Computing rare events in beta-plane turbulence by adaptive multilevel splitting
Eric Simonnet  1@  
1 : Institut Non Linéaire de Nice Sophia-Antipolis  (INLN)  -  Website
Université Nice Sophia Antipolis [UNS], CNRS : UMR7335, Université Nice Sophia Antipolis (UNS)
1361 route des Lucioles Sophia Antipolis 06560 Valbonne -  France

Zonal jets are known to naturally emerge from beta-plane turbulence due to the arrest of inverse energy cascade by Rossby waves. Transitions between jets of different wavenumbers are indeed observed in particular regimes showing a striking example of bimodality in the context of 2-D turbulence. As the Rayleigh dissipation and stochastic forcing are decreased these transitions become more and more rare.

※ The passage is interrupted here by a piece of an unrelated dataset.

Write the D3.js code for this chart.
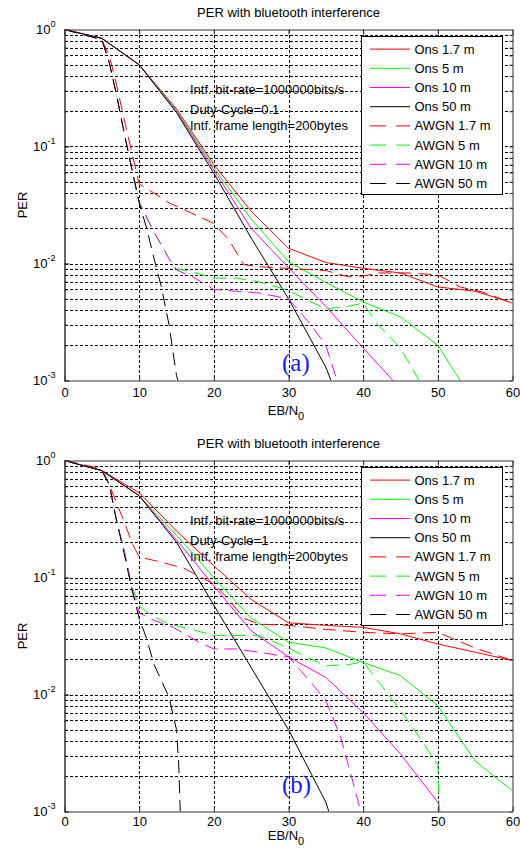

The aim of this talk is to show that it is possible to compute large ensembles of reactive trajectories connecting the different metastable states even at very low probability regimes where long DNS simulations are clueless. This is achieved using an adaptive version of multilevel splitting algorithms in the full dimensional phase space of the model.

Doing so enable us to distinguish Cn symmetry-breaking bifurcations as well as large deviation behavior when Rayleigh dissipation is decreased.